Return to Syllabus   Dr. Andrew Wood
Office: HGH 210; phone: (408) 924-5378

Wahl-Jorgensen, K. (2001). Letters to the editor as a forum for public deliberation: Modes of publicity and democratic debate. Critical Studies in Media Communication, 18(3), 303-320.

Note: These comments are not designed to "summarize" the reading. Rather, they are available to highlight key ideas that will emerge in our classroom discussion. As always, it's best to read the original text to gain full value from the course.

Wahl-Jorgensen writes about letters to the editor, a component of newspaper production that reflects a longstanding site of American public discourse.
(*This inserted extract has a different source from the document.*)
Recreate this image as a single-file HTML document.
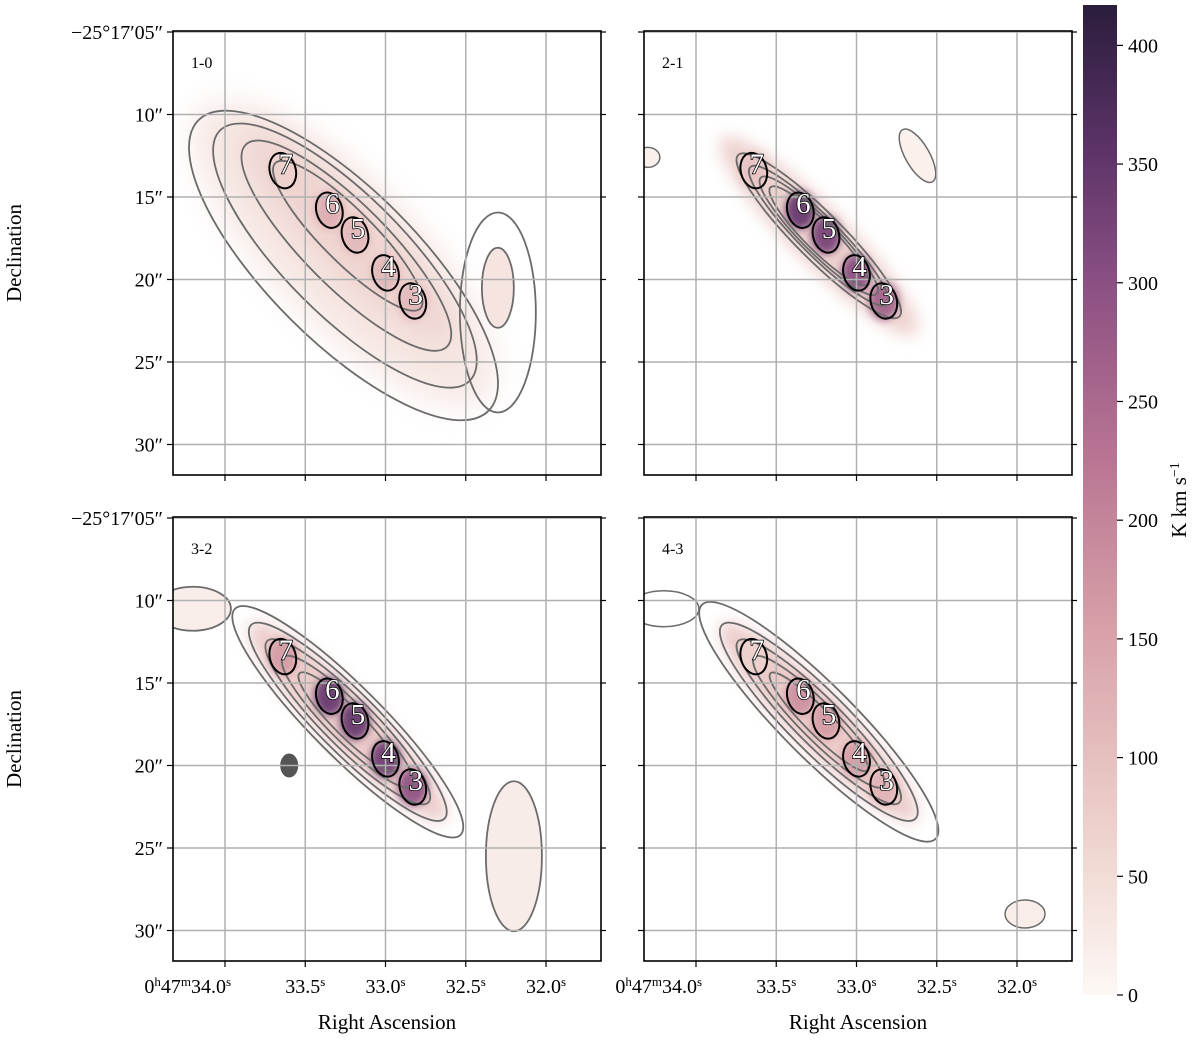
<!DOCTYPE html>
<html><head><meta charset="utf-8"><style>
body{margin:0;background:#fff;}
svg{display:block;font-family:"Liberation Serif",serif;}
</style></head><body>
<svg id="fig" width="1200" height="1045" viewBox="0 0 1200 1045" xmlns="http://www.w3.org/2000/svg">
<defs>
<filter id="blur8" x="-50%" y="-50%" width="200%" height="200%"><feGaussianBlur stdDeviation="8"/></filter>
<filter id="blur4" x="-50%" y="-50%" width="200%" height="200%"><feGaussianBlur stdDeviation="4"/></filter>
<filter id="blur16" x="-50%" y="-50%" width="200%" height="200%"><feGaussianBlur stdDeviation="16"/></filter>
<linearGradient id="cbar" x1="0" y1="1" x2="0" y2="0">
<stop offset="0" stop-color="#fdf8f6"/>
<stop offset="0.12" stop-color="#f2dcd6"/>
<stop offset="0.36" stop-color="#d9a3a9"/>
<stop offset="0.55" stop-color="#b77392"/>
<stop offset="0.72" stop-color="#8b4f83"/>
<stop offset="0.86" stop-color="#5a3266"/>
<stop offset="1" stop-color="#2b1d3c"/>
</linearGradient>
</defs>
<g id="panels"></g>
<g id="cb"></g>
</svg>
<script>
// source data
const sourceLabels = ["7","6","5","4","3"];
const sourceRA = [33.64, 33.35, 33.19, 33.00, 32.83];
const sourceDec = [13.4, 15.8, 17.3, 19.6, 21.3];
// per-panel peak intensities (K km/s) per source
const panelNames = ["1-0","2-1","3-2","4-3"];
const peak10 = [70, 130, 110, 110, 110];
const peak21 = [90, 340, 320, 300, 260];
const peak32 = [160, 340, 340, 330, 290];
const peak43 = [70, 180, 160, 160, 120];
const raTicks = [34.0, 33.5, 33.0, 32.5, 32.0];
const raTickLabels = ["0<tspan baseline-shift='super' font-size='13'>h</tspan>47<tspan baseline-shift='super' font-size='13'>m</tspan>34.0<tspan baseline-shift='super' font-size='13'>s</tspan>","33.5<tspan baseline-shift='super' font-size='13'>s</tspan>","33.0<tspan baseline-shift='super' font-size='13'>s</tspan>","32.5<tspan baseline-shift='super' font-size='13'>s</tspan>","32.0<tspan baseline-shift='super' font-size='13'>s</tspan>"];
const decTicks = [5, 10, 15, 20, 25, 30];
const decTickLabels = ["\u221225\u00b017\u203205\u2033","10\u2033","15\u2033","20\u2033","25\u2033","30\u2033"];
const cbTicks = [0,50,100,150,200,250,300,350,400];

const NS="http://www.w3.org/2000/svg";
function el(tag, attrs, parent){const e=document.createElementNS(NS,tag);for(const k in attrs)e.setAttribute(k,attrs[k]);if(parent)parent.appendChild(e);return e;}
const PW=428, PH=444;
const origins=[[173,31],[644,31],[173,517],[644,517]];
function xs(ra){return 52+(34.0-ra)*160.5;}
function ys(dec){return 1+(dec-5)*16.5;}
function color(v){
  const stops=[[0,[253,248,246]],[50,[242,220,214]],[150,[217,163,169]],[228,[183,115,146]],[300,[139,79,131]],[357,[90,50,102]],[415,[43,29,60]]];
  v=Math.max(0,Math.min(415,v));
  for(let i=1;i<stops.length;i++){if(v<=stops[i][0]){const a=stops[i-1],b=stops[i];const t=(v-a[0])/(b[0]-a[0]);return "rgb("+a[1].map((c,j)=>Math.round(c+(b[1][j]-c)*t)).join(",")+")";}}
}
const peaks=[peak10,peak21,peak32,peak43];
const contourSets=[
 [[0.9,1.0],[1.25,1.6],[1.55,2.3],[1.8,2.9]],
 [[0.6,0.55],[0.72,0.65],[0.85,0.75],[1.0,0.9]],
 [[0.6,0.55],[0.8,0.75],[1.0,0.95],[1.2,1.15],[1.4,1.35]],
 [[0.6,0.5],[0.8,0.7],[1.0,0.9],[1.2,1.15],[1.45,1.4]]
];
const root=document.getElementById('panels');
panelNames.forEach((name,p)=>{
  const [ox,oy]=origins[p];
  const g=el('g',{transform:`translate(${ox},${oy})`},root);
  
  
  const clipId='clip'+p;
  const cp=el('clipPath',{id:clipId},g);el('rect',{x:0,y:0,width:PW,height:PH},cp);
  const plot=el('g',{'clip-path':`url(#${clipId})`},g);
  el('rect',{x:0,y:0,width:PW,height:PH,fill:'#fff'},plot);
  const x0=xs(sourceRA[0]),y0=ys(sourceDec[0]),x1=xs(sourceRA[4]),y1=ys(sourceDec[4]);
  const ang=Math.atan2(y1-y0,x1-x0)*180/Math.PI;
  const cx=(x0+x1)/2,cy=(y0+y1)/2;
  const len=Math.hypot(x1-x0,y1-y0);
  if(p===0){
    el('ellipse',{cx:cx+10,cy:cy+15,rx:len*1.1,ry:70,fill:color(30),transform:`rotate(${ang} ${cx} ${cy})`,filter:'url(#blur16)'},plot);
    el('ellipse',{cx:cx,cy:cy,rx:len*0.8,ry:36,fill:color(65),transform:`rotate(${ang} ${cx} ${cy})`,filter:'url(#blur16)'},plot);
  } else {
    el('ellipse',{cx:cx,cy:cy,rx:len*0.75,ry:28,fill:color(p===1?70:80),transform:`rotate(${ang} ${cx} ${cy})`,filter:'url(#blur8)'},plot);
  }
  const pk=peaks[p];
  sourceLabels.forEach((s,i)=>{
    const b=el('ellipse',{cx:xs(sourceRA[i]),cy:ys(sourceDec[i]),rx:15,ry:19,fill:color(pk[i]),filter:'url(#blur4)',opacity:0.95},plot);
    
    
  });
  contourSets[p].forEach((c,k)=>{
    const rx=(len/2+22)*c[0], ry=26*c[1];
    const ce=el('ellipse',{cx:cx+(p===0?6*k:0),cy:cy+(p===0?8*k:0),rx:rx,ry:ry,fill:'none',stroke:'#6b6b6b','stroke-width':1.8,transform:`rotate(${ang} ${cx} ${cy})`},plot);
    
    
  });
  if(p===0){
    el('ellipse',{cx:xs(32.3),cy:ys(20.5),rx:16,ry:40,fill:color(35),stroke:'#6b6b6b','stroke-width':1.8},plot);
    el('ellipse',{cx:xs(32.3),cy:ys(22),rx:38,ry:100,fill:'none',stroke:'#6b6b6b','stroke-width':1.8},plot);
  }
  if(p===2){
    el('ellipse',{cx:xs(32.2),cy:ys(25.5),rx:28,ry:75,fill:color(22),stroke:'#6b6b6b','stroke-width':1.8},plot);
    el('ellipse',{cx:xs(34.2),cy:ys(10.5),rx:38,ry:22,fill:color(20),stroke:'#6b6b6b','stroke-width':1.8},plot);
    const beam=el('ellipse',{cx:xs(33.6),cy:ys(20),rx:9,ry:12,fill:'#555'},plot);
    
    
  }
  if(p===1){
    el('ellipse',{cx:xs(32.62),cy:ys(12.5),rx:12,ry:30,fill:color(15),stroke:'#6b6b6b','stroke-width':1.5,transform:`rotate(-30 ${xs(32.62)} ${ys(12.5)})`},plot);
    el('ellipse',{cx:xs(34.3),cy:ys(12.6),rx:12,ry:10,fill:color(15),stroke:'#6b6b6b','stroke-width':1.5},plot);
  }
  if(p===3){
    el('ellipse',{cx:xs(31.95),cy:ys(29),rx:20,ry:14,fill:color(20),stroke:'#6b6b6b','stroke-width':1.5},plot);
    el('ellipse',{cx:xs(34.2),cy:ys(10.5),rx:35,ry:18,fill:'none',stroke:'#6b6b6b','stroke-width':1.5},plot);
  }
  raTicks.forEach(t=>{el('line',{x1:xs(t),x2:xs(t),y1:0,y2:PH,stroke:'#b0b0b0','stroke-width':1.5},plot);});
  decTicks.forEach(t=>{el('line',{x1:0,x2:PW,y1:ys(t),y2:ys(t),stroke:'#b0b0b0','stroke-width':1.5},plot);});
  sourceLabels.forEach((s,i)=>{
    const sx=xs(sourceRA[i]),sy=ys(sourceDec[i]);
    const ap=el('ellipse',{cx:sx,cy:sy,rx:13,ry:18,fill:'none',stroke:'#000','stroke-width':2,transform:`rotate(-15 ${sx} ${sy})`},plot);
    
    
    const t=el('text',{x:sx+3,y:sy+3,'font-size':29,'text-anchor':'middle',fill:'#fff',stroke:'#000','stroke-width':1.5,'paint-order':'stroke'},plot);
    t.textContent=s;
    
    
  });
  const tl=el('text',{x:18,y:37,'font-size':16,fill:'#000'},plot);
  tl.textContent=name;
  
  
  el('rect',{x:0,y:0,width:PW,height:PH,fill:'none',stroke:'#000','stroke-width':1.6},g);
  raTicks.forEach((t,i)=>{
    el('line',{x1:xs(t),x2:xs(t),y1:PH,y2:PH+6,stroke:'#000','stroke-width':1.2},g);
  });
  decTicks.forEach((t,i)=>{
    el('line',{x1:0,x2:-6,y1:ys(t),y2:ys(t),stroke:'#000','stroke-width':1.2},g);
    el('line',{x1:PW,x2:PW+5,y1:ys(t),y2:ys(t),stroke:'#000','stroke-width':1.2},g);
    if(p%2===0){
      const lt=el('text',{x:-10,y:ys(t)+7,'font-size':20,'text-anchor':'end'},g);
      lt.textContent=decTickLabels[i];
      
      
    }
  });
  if(p>=2){
    raTicks.forEach((t,i)=>{
      const lt=el('text',{x:xs(t)+(i===0?6:0),y:PH+32,'font-size':20,'text-anchor':i===0?'end':'middle'},g);
      lt.innerHTML=raTickLabels[i];
      
      
    });
    const xl=el('text',{x:PW/2,y:PH+68,'font-size':21,'text-anchor':'middle'},g);
    xl.textContent='Right Ascension';
    
    
  }
  if(p%2===0){
    const yl=el('text',{x:-152,y:PH/2,'font-size':21,'text-anchor':'middle',transform:`rotate(-90 -152 ${PH/2})`},g);
    yl.textContent='Declination';
    
    
  }
});
const cb=document.getElementById('cb');
const cbTop=5,cbBot=995,cbMax=417;
function cy(v){return cbBot-(v/cbMax)*(cbBot-cbTop);}
el('rect',{x:1083,y:cbTop,width:34,height:cbBot-cbTop,fill:'url(#cbar)'},cb);
cbTicks.forEach(v=>{
  el('line',{x1:1117,x2:1123,y1:cy(v),y2:cy(v),stroke:'#000','stroke-width':1.2},cb);
  const t=el('text',{x:1128,y:cy(v)+7,'font-size':20},cb);
  t.textContent=v;
  
  
});
const cl=el('text',{x:1186,y:500,'font-size':21,'text-anchor':'middle',transform:'rotate(-90 1186 500)'},cb);
cl.innerHTML="K km s<tspan baseline-shift='super' font-size='14'>\u22121</tspan>";


</script>
</body></html>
In this piece, she focuses her attention on the ways in which editors select certain letters for printing, and upon the social implications of those choices. She argues that editors “privilege individual expression over the expression of activist groups [and that they] invite the forging of emotional bonds between readers and writers” through the selection of charged language (p. 304). This matters to her because of the ways in which letters to the editor devalue the “creation of social solidarity” (p. 304). Wahl-Jorgensen’s essay argues that the letters section represents a larger transformation of American democracy.

Her essay focuses on three types of letter writing that may be termed dialogist, activist, and exhibitionist. In this context, dialogue emphasizes the deliberative process through which people engage multiple opinions before helping to craft a consensus of social policy: “By discursively taking into consideration the views of all those concerned about particular political issues . . . we can reach the most just decisions and bring about a truly informed ‘consent of the governed.’” (p. 305). This dialogue separates the public from the crowd (p. 306), and it can be illustrated by Jürgen Habermas’s notion of the ideal public sphere [also see DeLuca and Peeples]. In contrast, activism emphasizes the emergence of counter-publics, organized groups who resist the dominant discourse. To Wahl-Jorgensen, “The notion of the counterpublic allows us to conceive of the public in the plural” (p. 307). The resulting focus on activist groups emphasizes how letters to the editor may contain contesting values of relatively homogeneous groups - not differing approaches to the same vision of public life. Wahl-Jorgensen defines a third type of letter writing as exhibitionist. Here, the public becomes a site of “display of individual identities and opinions” (p. 308). In this setting, individuals struggle to highlight their individuality, even as they ceremonially perform acts of public service.

Following this framework, Wahl-Jorgensen analyzes the results of her interviews with editors, exploring their choices of letters. Here, she emphasizes of editors do not reflect the public but rather construct the public “by picking which letters they publish” (p. 310). Noting that editors tend to focus on individual letters over those written on behalf of activist groups, Wahl-Jorgensen states, “The letters section becomes not a site for the contestation of competing versions of reality, or for debate of the issues, but a ‘bulletin board’ for posting personalized grievances or stories” (p. 312). This stance reflects, to the author, a privileging of exhibitionism. To Wahl-Jorgensen, this approach emphasizes emotion over logic and the heart over the head. Moreover, editors who are drawn to exhibitionism publish letters that reflect self-interest over public interest. After all “self interest makes for better letters because they tend to be more expressive, and more sincere” (p. 314). Wahl-Jorgensen concludes her essay with a discussion of how this manner of discourse implies a transformation of democracy from public good to private association in which we can no longer argue - we can only “relate.”